(Adds shares in paragraph 2, details on disease in paragraph 5 and 9, details on trial findings in paragraphs 6-8)
Dec 10 (Reuters) - Siga Technologies' antiviral drug did not reduce the time to lesion resolution or have an effect on pain among adults affected by the clade II strain of mpox, according to a U.S. National Institutes of Health study published on Tuesday.
A data safety and monitoring board recommended stopping further enrollment of patients in the study based on the interim results. Shares of the company closed 6.7% lower at $6.47.
The trial, sponsored by NIH's National Institute of Allergy and Infectious Diseases (NIAID), began in September 2022 as part of the government's response to the clade II mpox outbreak.
It enrolled patients who had been ill with mpox for less than 14 days in Argentina, Brazil, Japan, Mexico, Peru, Thailand and the United States, including Puerto Rico.
Mpox is caused by a virus that spreads mainly through close contact. A clade II subtype virus caused a global mpox outbreak in 2022 and continues to circulate at low levels.

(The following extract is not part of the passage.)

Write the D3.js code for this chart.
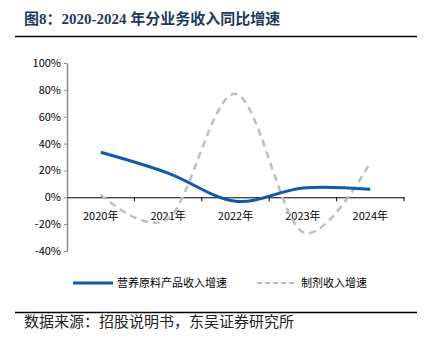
<!DOCTYPE html>
<html><head><meta charset="utf-8">
<script src="https://cdn.jsdelivr.net/npm/d3@7"></script>
<style>body{margin:0;background:#fff}svg{display:block}</style>
</head><body>
<script>
const categories = ["2020年","2021年","2022年","2023年","2024年"];
const nutritionGrowth = [33.5, 18, -3, 7, 6];
const formulationGrowth = [2, -16, 77, -26, 26];
const yTicks = [-40,-20,0,20,40,60,80,100];
const seriesNames = ["营养原料产品收入增速","制剂收入增速"];
const titleText = "图8：2020-2024 年分业务收入同比增速";
const sourceText = "数据来源：招股说明书，东吴证券研究所";

const W=431,H=343;
const svg=d3.select("body").append("svg").attr("width",W).attr("height",H);
const font="'Noto Sans CJK SC','Microsoft YaHei',sans-serif";

// title
svg.append("text").attr("x",24).attr("y",24).attr("font-family","'Liberation Serif','Noto Sans CJK SC',serif")
  .attr("font-weight","bold").attr("font-size",15).attr("fill","#1F3A5F").text(titleText);
svg.append("line").attr("x1",15).attr("x2",417).attr("y1",36.5).attr("y2",36.5).attr("stroke","#000").attr("stroke-width",1.5);

const x=d3.scaleBand().domain(categories).range([67,404]);
const y=d3.scaleLinear().domain([-40,100]).range([251,63]);

// y axis
const ya=svg.append("g").attr("transform","translate(67,0)")
  .call(d3.axisLeft(y).tickValues(yTicks).tickFormat(d=>d+"%").tickSize(3).tickSizeOuter(0));
ya.select(".domain").attr("stroke","#8c8c8c").attr("stroke-width",1.5);
ya.selectAll(".tick line").attr("stroke","#8c8c8c");
ya.selectAll(".tick text").attr("font-family",font).attr("font-size",11).attr("fill","#000").attr("x",-6);

// x axis at 0
const xa=svg.append("g").attr("transform",`translate(0,${y(0)})`)
  .call(d3.axisBottom(x).tickSize(0).tickSizeOuter(0));
xa.select(".domain").attr("stroke","#000").attr("stroke-width",1);
xa.selectAll(".tick text").attr("font-family",font).attr("font-size",11).attr("fill","#000").attr("dy","0.95em").attr("y",12);
svg.append("g").selectAll("line").data(categories.slice(1).concat(["end"])).join("line")
  .attr("x1",(d,i)=>x.range()[0]+x.step()*(i+1)).attr("x2",(d,i)=>x.range()[0]+x.step()*(i+1))
  .attr("y1",y(0)).attr("y2",y(0)+4).attr("stroke","#000");

const line=d3.line().x((d,i)=>x(categories[i])+x.bandwidth()/2).y(d=>y(d)).curve(d3.curveCardinal.tension(0));
svg.append("path").attr("d",line(formulationGrowth)).attr("fill","none").attr("stroke","#BFBFBF")
  .attr("stroke-width",2.5).attr("stroke-dasharray","7,5");
svg.append("path").attr("d",line(nutritionGrowth)).attr("fill","none").attr("stroke","#0E5CA8")
  .attr("stroke-width",3);

// legend
const lg=svg.append("g");
lg.append("line").attr("x1",73).attr("x2",113).attr("y1",283).attr("y2",283).attr("stroke","#0E5CA8").attr("stroke-width",3);
lg.append("text").attr("x",117).attr("y",287).attr("font-family",font).attr("font-size",11).text(seriesNames[0]);
lg.append("line").attr("x1",257).attr("x2",297).attr("y1",283).attr("y2",283).attr("stroke","#BFBFBF").attr("stroke-width",2).attr("stroke-dasharray","5,3");
lg.append("text").attr("x",301).attr("y",287).attr("font-family",font).attr("font-size",11).text(seriesNames[1]);

svg.append("line").attr("x1",15).attr("x2",417).attr("y1",312.5).attr("y2",312.5).attr("stroke","#000").attr("stroke-width",1.5);
svg.append("text").attr("x",24).attr("y",327).attr("font-family",font).attr("font-size",15).attr("fill","#222").text(sourceText);
</script>
</body></html>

A planned interim analysis at 75% of the study's target enrollment showed there was no difference in the time to lesion resolution among participants treated with Siga's drug tecovirimat, branded as TPOXX, compared with those who received a placebo.
The analysis also showed pain decreased similarly among patients treated with tecovirimat and those who received a placebo.
This year, an outbreak of the clade I strain of mpox was declared a public health emergency of international concern by the World Health Organization.